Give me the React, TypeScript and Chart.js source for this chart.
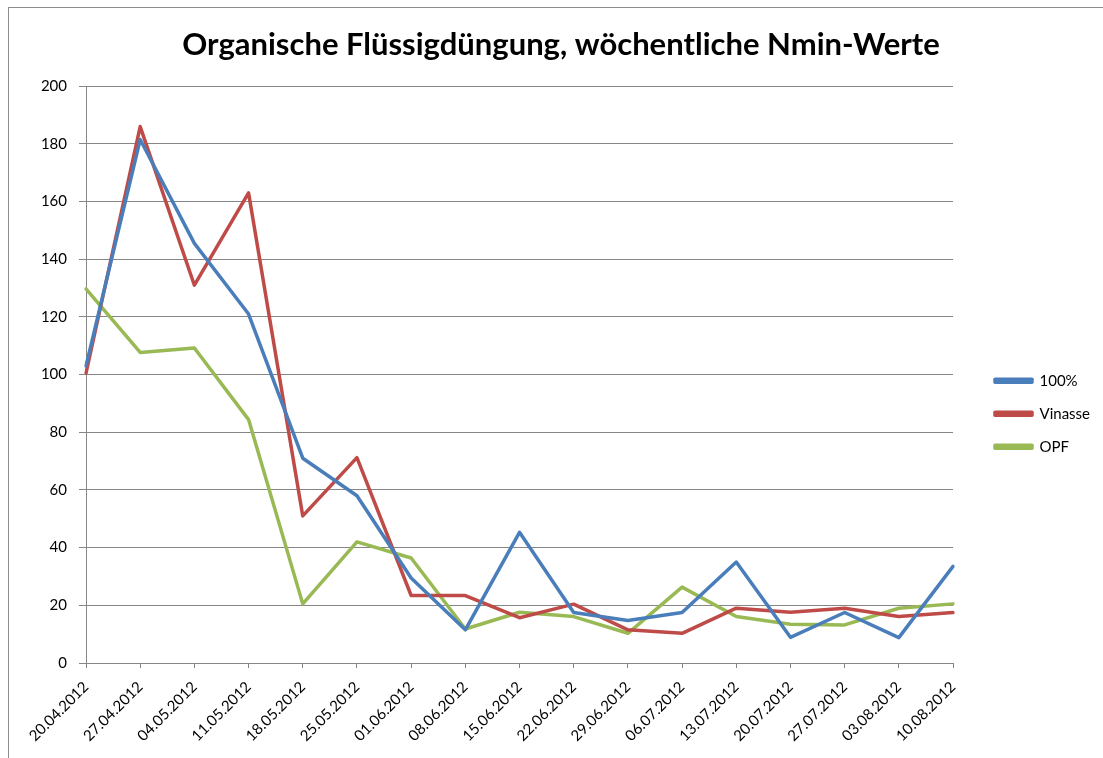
import React, { useEffect, useRef } from "react";
import { Chart, registerables } from "chart.js";

Chart.register(...registerables);

const categories = [
  "20.04.2012", "27.04.2012", "04.05.2012", "11.05.2012", "18.05.2012", "25.05.2012",
  "01.06.2012", "08.06.2012", "15.06.2012", "22.06.2012", "29.06.2012", "06.07.2012",
  "13.07.2012", "20.07.2012", "27.07.2012", "03.08.2012", "10.08.2012",
];
const values100 = [103, 181.5, 145.5, 121, 71, 58, 29.5, 11.5, 45.3, 17.5, 14.7, 17.5, 35, 8.9, 17.5, 8.8, 33.5];
const valuesVinasse = [100.5, 186, 131, 163, 51, 71.2, 23.4, 23.4, 15.7, 20.4, 11.5, 10.3, 19, 17.6, 19, 16.1, 17.5];
const valuesOPF = [129.7, 107.7, 109.2, 84.4, 20.5, 42, 36.4, 11.8, 17.6, 16.1, 10.3, 26.3, 16.1, 13.4, 13.2, 19, 20.5];
const seriesNames = ["100%", "Vinasse", "OPF"];
const seriesColors = ["#4A7EBB", "#BE4B48", "#98B954"];
const titleText = "Organische Flüssigdüngung, wöchentliche Nmin-Werte";

const GRID = "#868686";

export default function App() {
  const ref = useRef<HTMLCanvasElement | null>(null);
  useEffect(() => {
    document.documentElement.style.overflow = "hidden";
    document.body.style.overflow = "hidden";
    const canvas = ref.current!;
    const all = [values100, valuesVinasse, valuesOPF];
    const chart = new Chart(canvas, {
      type: "line",
      data: {
        labels: categories,
        datasets: all.map((d, i) => ({
          label: seriesNames[i],
          data: d,
          borderColor: seriesColors[i],
          backgroundColor: seriesColors[i],
          borderWidth: 3.5,
          pointRadius: 0,
          tension: 0,
          borderJoinStyle: "round" as const,
          borderCapStyle: "round" as const,
          yAxisID: "y",
        })),
      },
      options: {
        responsive: false,
        animation: false,
        devicePixelRatio: 1,
        layout: { padding: { left: 13, right: 3, top: 0, bottom: 0 } },
        plugins: {
          tooltip: { enabled: false },
          title: {
            display: true,
            text: titleText,
            color: "#000",
            font: { family: "Lato", size: 31, weight: "bold" },
            padding: { top: 18, bottom: 23 },
          },
          legend: {
            position: "right",
            fullSize: false,
            align: "center",
            title: { display: true, text: "", font: { size: 12 }, padding: { top: 32, bottom: 32 } },
            labels: {
              boxWidth: 37,
              boxHeight: 3,
              padding: 18,
              color: "#000",
              font: { family: "Lato", size: 15 },
            },
          },
        },
        scales: {
          x: {
            type: "category",
            offset: false,
            grid: { display: true, drawOnChartArea: false, drawTicks: true, tickLength: 5, color: GRID },
            border: { display: true, color: GRID },
            ticks: {
              autoSkip: false,
              maxRotation: 45,
              minRotation: 45,
              color: "#000",
              font: { family: "Lato", size: 15 },
              padding: 10,
            },
            afterFit: (s: any) => { s.height = 95; },
          },
          y: {
            type: "linear",
            position: "left",
            min: 0,
            max: 200,
            ticks: { stepSize: 20, color: "#000", font: { family: "Lato", size: 15 }, padding: 12 },
            grid: { color: GRID, tickLength: 7 },
            border: { display: true, color: GRID },
            afterFit: (s: any) => { s.width = 64; },
          },
          yR: {
            type: "linear",
            position: "right",
            display: true,
            ticks: { display: false },
            grid: { display: false },
            border: { display: false },
            afterFit: (s: any) => { s.width = 24; },
          },
        },
      },
    });
    return () => chart.destroy();
  }, []);
  return (
    <div style={{ position: "absolute", left: 8, top: 7, borderLeft: "1px solid #8c8c8c", borderTop: "1px solid #8c8c8c", width: 1094, height: 750 }}>
      <canvas ref={ref} width={1094} height={750} style={{ display: "block" }} />
    </div>
  );
}
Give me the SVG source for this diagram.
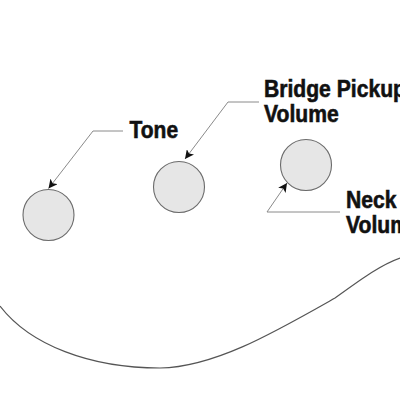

[Exercise]: Take the lines above from the top of the records through the one with "Chart.register(...registerables);" and repeat them exactly, without any pictures.

[Response to this task]:
Give me the React, TypeScript and Chart.js source for this chart.
import React, { useEffect, useRef } from "react";
import { Chart, registerables } from "chart.js";

Chart.register(...registerables);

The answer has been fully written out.